The government is dead serious in entertaining the idea of a plot being underway to bring down President Susilo Bambang Yudhoyono by creating massive chaos via rioting when the government raises fuel prices on April 1.

What was initially dismissed as a wild rumor when Coordinating Minister for Political, Legal and Security Affairs Djoko Suyanto openly broached his thoughts last week has now become grounds for policy. On Monday, Djoko led a meeting of ministers under his charge to discuss plans to mobilize security forces in dealing with the large-scale public protests expected to take place in the coming weeks.

Fresh in their memories are the events that led to the downfall of strongman Soeharto in 1998. Two weeks after he raised domestic fuel prices, the large protests turned into bloody riots that forced him to quit and abruptly ended his 32-year rule. Surprisingly, that's the memory that haunts the Yudhoyono administration, while there are more recent references when the government hiked fuel prices with little interruption to political stability.

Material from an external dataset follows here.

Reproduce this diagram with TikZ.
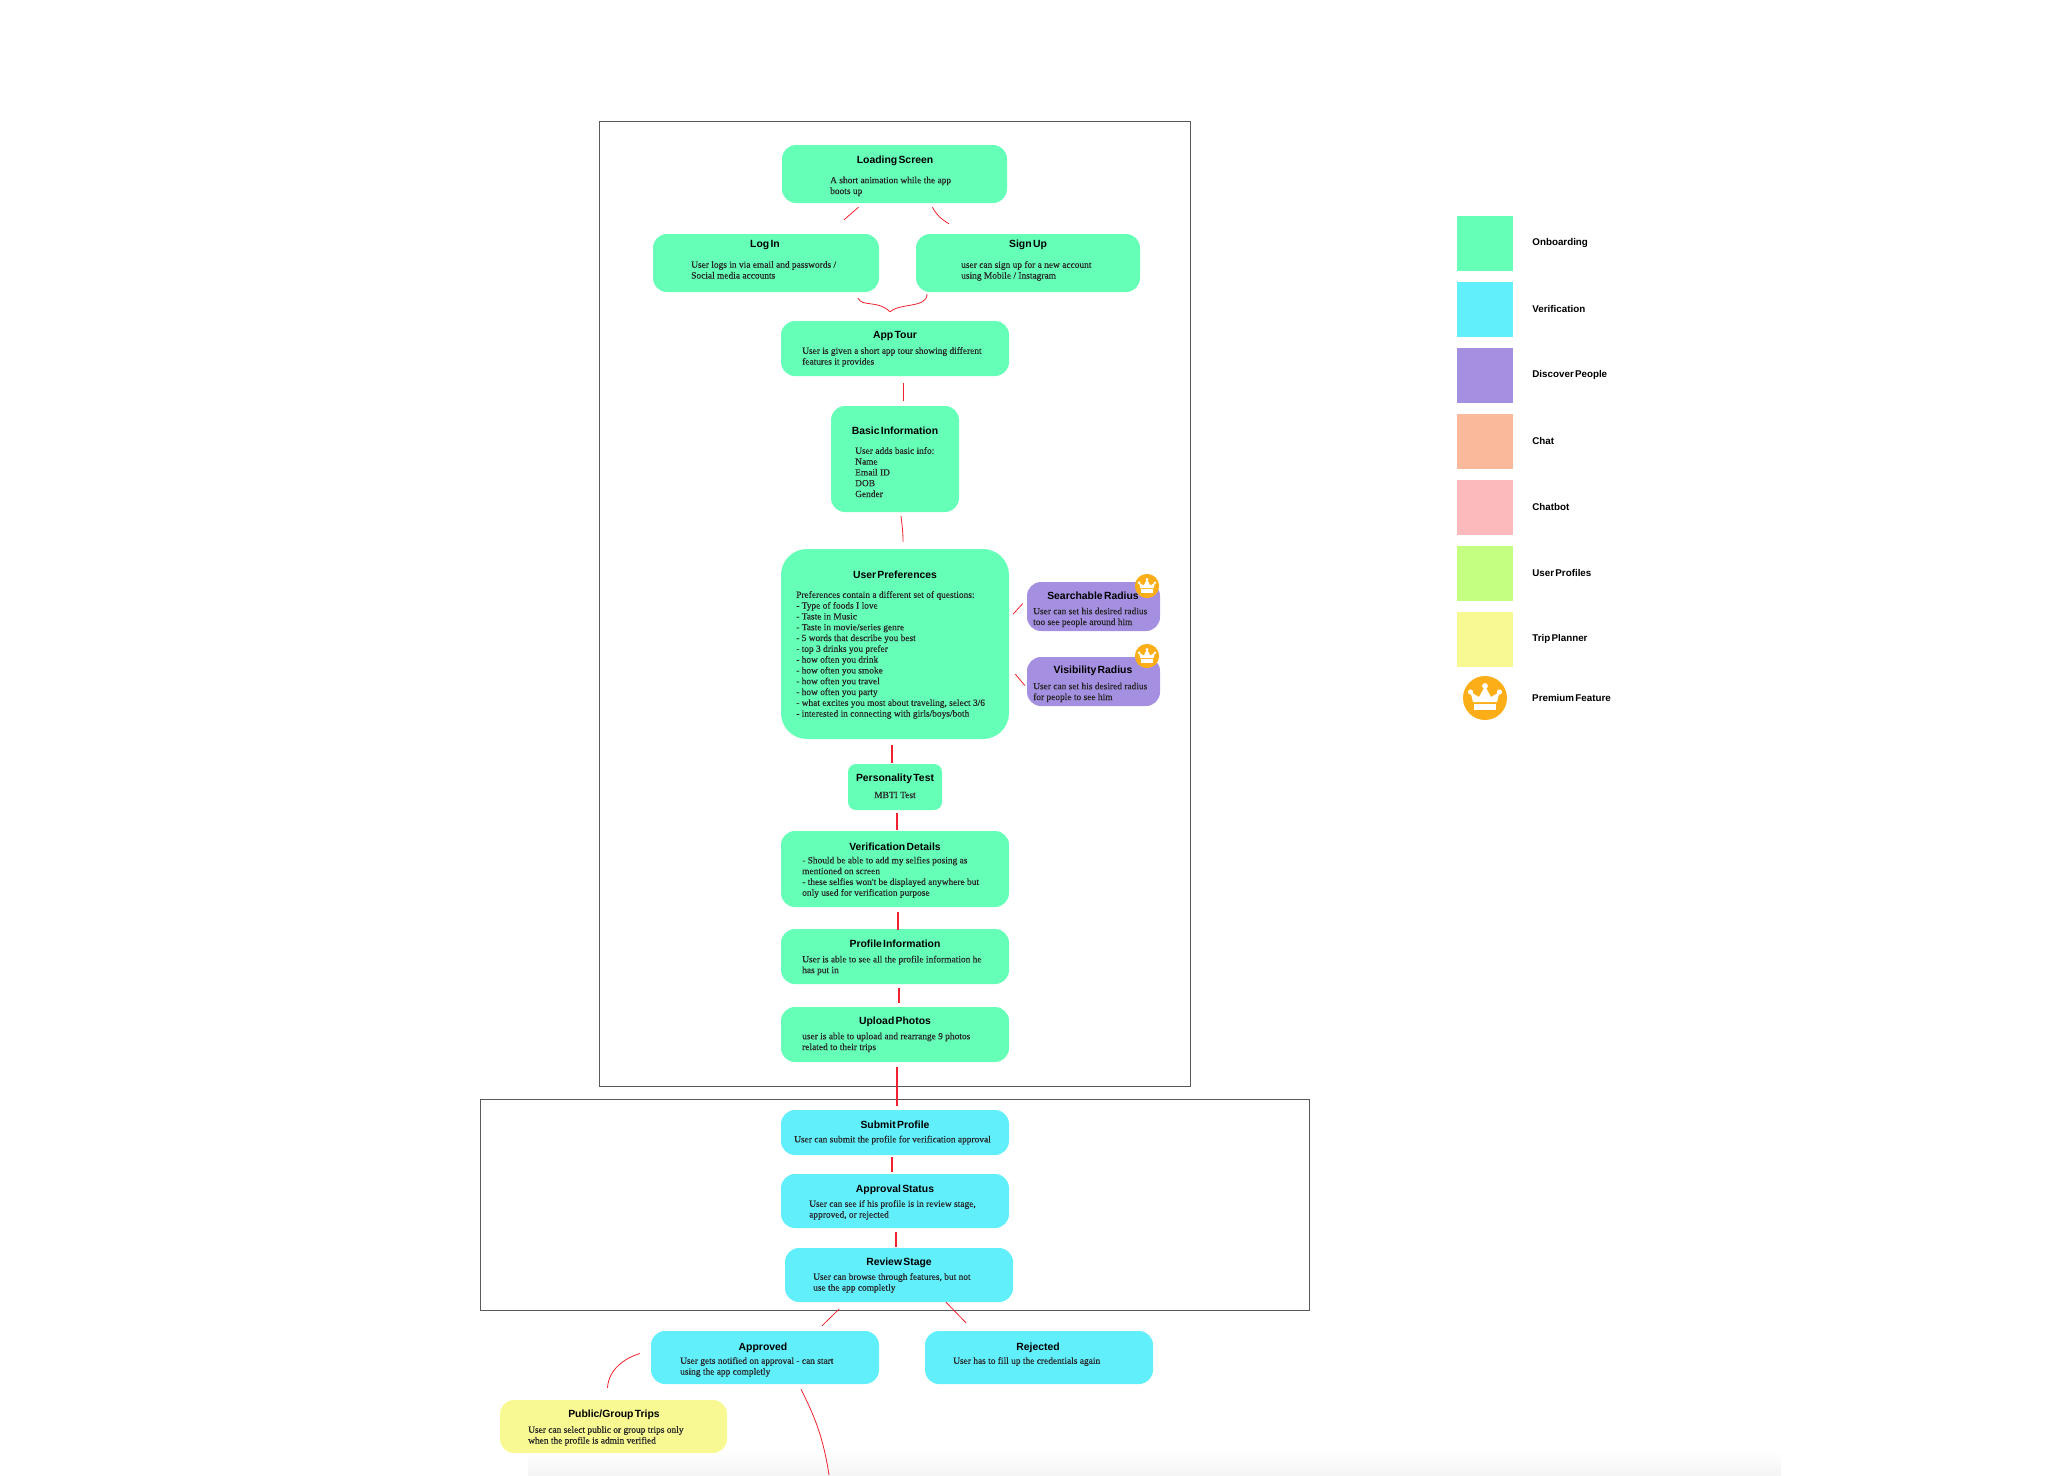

If this is mere paranoia on the part of officials, we can let them live in fear. But this paranoia is being used as the basis of a policy of how they plan to deal with people intending to express their objection to the planned increase in fuel prices. Is President Yudhoyono, who won a second term in a landslide vote in the 2009 elections and who rules a coalition government of six political parties that controls more than three-quarters of seats in the House of Representatives, that insecure?

More disturbing is the underlying thinking behind using a security approach for anything that remotely threatens stability. That was the preferred and only method used under Soeharto, producing a deadly effect in dealing with demonstrations.

That the increase in fuel prices will lead to massive protests is something that is inevitable in a country that respects freedom of expression. Many people will be hurt by the fuel price increases and they will want to express their anger. Almost as sure is that many government detractors will take advantage of the situation to score political points. A tiny minority – the usual suspects – may harbor a coup, but surely they can be dismissed.

Rather than planning to deploy security forces, the government would be better off to mobilize its resources in a public information campaign explaining the rationale for the increase in fuel prices. It will not be a novelty. In 2005, the government did such a splendid job before raising fuel prices, not once but twice, with minimum impact on security.

The real source of insecurity stems not so much from the streets, but from the lack of support from some coalition partners. They have either openly rejected the increase in fuel prices or given half-hearted support. The problem is not so much external as it is internal: Yudhoyono's inability to manage his coalition government. He'd be better off working on this problem than anticipating some imagined coup plot.